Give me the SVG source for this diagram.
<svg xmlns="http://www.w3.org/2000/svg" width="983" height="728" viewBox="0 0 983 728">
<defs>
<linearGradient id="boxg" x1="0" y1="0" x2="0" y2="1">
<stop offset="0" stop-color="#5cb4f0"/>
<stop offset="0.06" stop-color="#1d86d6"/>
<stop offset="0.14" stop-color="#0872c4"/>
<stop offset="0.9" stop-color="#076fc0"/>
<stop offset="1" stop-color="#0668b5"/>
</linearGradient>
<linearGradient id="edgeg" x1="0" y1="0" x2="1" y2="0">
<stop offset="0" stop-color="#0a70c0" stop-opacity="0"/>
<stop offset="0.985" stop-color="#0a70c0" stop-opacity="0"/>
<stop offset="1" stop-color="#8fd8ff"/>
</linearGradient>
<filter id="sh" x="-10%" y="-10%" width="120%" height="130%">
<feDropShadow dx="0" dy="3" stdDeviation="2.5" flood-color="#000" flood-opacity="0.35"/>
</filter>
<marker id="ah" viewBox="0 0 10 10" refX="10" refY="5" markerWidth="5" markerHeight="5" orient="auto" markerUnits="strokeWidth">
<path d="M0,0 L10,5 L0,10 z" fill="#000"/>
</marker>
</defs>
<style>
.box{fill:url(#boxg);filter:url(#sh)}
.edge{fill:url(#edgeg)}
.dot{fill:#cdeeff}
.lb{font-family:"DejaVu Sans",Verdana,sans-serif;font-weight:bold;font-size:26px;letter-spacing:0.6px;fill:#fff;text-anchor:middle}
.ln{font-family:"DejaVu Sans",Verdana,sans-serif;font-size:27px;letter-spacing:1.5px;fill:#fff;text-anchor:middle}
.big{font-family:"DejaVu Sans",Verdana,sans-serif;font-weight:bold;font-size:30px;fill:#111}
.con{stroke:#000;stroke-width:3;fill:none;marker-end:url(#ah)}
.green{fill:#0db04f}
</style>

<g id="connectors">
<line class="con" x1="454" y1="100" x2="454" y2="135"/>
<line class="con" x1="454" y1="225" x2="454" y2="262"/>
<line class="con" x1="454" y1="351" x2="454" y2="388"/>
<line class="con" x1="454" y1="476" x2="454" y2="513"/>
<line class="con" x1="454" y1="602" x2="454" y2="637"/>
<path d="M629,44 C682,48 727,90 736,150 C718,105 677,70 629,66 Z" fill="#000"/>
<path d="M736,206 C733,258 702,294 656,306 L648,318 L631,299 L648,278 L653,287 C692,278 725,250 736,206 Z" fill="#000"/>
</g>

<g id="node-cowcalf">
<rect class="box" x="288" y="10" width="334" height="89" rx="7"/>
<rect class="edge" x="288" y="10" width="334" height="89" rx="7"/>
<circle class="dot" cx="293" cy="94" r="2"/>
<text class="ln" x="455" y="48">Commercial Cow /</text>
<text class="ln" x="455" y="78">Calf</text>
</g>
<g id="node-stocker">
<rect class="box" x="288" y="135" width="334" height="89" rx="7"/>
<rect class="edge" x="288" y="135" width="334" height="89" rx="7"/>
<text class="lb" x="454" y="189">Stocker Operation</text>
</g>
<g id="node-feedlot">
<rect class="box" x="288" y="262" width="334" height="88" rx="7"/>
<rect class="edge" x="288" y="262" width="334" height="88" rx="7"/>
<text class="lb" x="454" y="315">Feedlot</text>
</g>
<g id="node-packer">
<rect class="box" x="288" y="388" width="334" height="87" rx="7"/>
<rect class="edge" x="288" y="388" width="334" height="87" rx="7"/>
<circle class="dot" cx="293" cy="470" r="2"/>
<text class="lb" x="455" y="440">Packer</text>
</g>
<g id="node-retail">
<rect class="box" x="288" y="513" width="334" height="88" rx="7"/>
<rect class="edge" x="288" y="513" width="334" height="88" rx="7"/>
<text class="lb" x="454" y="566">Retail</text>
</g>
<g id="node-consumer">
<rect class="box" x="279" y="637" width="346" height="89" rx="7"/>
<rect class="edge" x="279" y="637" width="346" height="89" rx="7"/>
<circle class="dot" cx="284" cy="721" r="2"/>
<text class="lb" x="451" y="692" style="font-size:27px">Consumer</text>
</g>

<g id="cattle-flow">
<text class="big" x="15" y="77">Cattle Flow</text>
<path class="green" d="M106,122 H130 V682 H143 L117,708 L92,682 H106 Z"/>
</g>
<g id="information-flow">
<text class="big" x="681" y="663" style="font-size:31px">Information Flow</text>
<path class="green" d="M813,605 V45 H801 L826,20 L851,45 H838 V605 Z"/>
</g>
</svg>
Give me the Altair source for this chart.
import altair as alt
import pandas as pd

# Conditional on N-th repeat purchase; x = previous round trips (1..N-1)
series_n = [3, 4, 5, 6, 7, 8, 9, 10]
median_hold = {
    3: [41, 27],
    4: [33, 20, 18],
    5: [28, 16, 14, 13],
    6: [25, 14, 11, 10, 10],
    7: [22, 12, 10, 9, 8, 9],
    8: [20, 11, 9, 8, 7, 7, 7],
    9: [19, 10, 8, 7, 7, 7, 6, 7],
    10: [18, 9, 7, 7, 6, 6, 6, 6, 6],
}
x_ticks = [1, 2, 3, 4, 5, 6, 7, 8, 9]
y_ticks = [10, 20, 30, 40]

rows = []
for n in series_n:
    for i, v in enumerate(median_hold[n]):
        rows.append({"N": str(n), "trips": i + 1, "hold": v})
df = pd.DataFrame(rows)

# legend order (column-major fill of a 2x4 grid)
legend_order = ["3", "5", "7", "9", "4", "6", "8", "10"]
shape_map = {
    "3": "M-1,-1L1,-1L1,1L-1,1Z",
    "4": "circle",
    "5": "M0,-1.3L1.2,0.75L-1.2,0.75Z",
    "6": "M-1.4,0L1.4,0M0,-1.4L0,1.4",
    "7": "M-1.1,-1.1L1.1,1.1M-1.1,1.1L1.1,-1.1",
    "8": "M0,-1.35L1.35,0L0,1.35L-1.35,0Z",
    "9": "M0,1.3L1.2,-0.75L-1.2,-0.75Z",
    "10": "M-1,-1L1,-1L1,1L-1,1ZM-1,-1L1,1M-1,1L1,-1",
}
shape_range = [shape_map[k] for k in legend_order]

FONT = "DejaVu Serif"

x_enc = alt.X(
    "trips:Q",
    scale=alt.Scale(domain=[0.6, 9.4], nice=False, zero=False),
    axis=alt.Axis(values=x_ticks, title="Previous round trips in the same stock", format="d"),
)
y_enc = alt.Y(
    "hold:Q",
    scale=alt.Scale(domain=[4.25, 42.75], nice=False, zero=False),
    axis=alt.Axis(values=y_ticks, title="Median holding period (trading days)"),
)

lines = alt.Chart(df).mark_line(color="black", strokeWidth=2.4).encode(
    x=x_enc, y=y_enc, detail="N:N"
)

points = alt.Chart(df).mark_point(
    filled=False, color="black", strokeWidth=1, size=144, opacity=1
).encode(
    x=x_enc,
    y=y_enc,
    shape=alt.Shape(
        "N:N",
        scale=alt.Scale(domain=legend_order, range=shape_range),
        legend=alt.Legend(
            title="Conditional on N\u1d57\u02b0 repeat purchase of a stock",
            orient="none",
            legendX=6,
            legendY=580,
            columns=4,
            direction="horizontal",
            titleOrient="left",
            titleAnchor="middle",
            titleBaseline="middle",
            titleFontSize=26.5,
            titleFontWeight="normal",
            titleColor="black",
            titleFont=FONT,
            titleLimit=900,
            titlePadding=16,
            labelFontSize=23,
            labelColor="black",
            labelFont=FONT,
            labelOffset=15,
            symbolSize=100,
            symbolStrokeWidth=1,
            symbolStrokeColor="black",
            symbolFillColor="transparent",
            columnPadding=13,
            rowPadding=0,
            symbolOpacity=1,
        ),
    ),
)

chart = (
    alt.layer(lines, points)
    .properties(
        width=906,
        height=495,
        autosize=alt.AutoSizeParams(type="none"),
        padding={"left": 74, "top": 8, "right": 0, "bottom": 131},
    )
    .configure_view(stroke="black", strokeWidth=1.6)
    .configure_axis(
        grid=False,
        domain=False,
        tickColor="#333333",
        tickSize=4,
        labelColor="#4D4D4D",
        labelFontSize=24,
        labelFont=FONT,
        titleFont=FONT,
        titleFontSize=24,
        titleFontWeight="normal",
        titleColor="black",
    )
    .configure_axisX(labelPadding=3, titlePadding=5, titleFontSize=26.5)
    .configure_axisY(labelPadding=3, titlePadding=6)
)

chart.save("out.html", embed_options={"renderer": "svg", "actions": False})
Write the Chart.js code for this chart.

TASK REQUIREMENTS:
Return the lines from the line with "Give me the Altair source for this chart." through the line with "y_ticks = [10, 20, 30, 40]", inclusive, exactly as they stand, and nothing else.

PROBLEM SOLUTION:
Give me the Altair source for this chart.
import altair as alt
import pandas as pd

# Conditional on N-th repeat purchase; x = previous round trips (1..N-1)
series_n = [3, 4, 5, 6, 7, 8, 9, 10]
median_hold = {
    3: [41, 27],
    4: [33, 20, 18],
    5: [28, 16, 14, 13],
    6: [25, 14, 11, 10, 10],
    7: [22, 12, 10, 9, 8, 9],
    8: [20, 11, 9, 8, 7, 7, 7],
    9: [19, 10, 8, 7, 7, 7, 6, 7],
    10: [18, 9, 7, 7, 6, 6, 6, 6, 6],
}
x_ticks = [1, 2, 3, 4, 5, 6, 7, 8, 9]
y_ticks = [10, 20, 30, 40]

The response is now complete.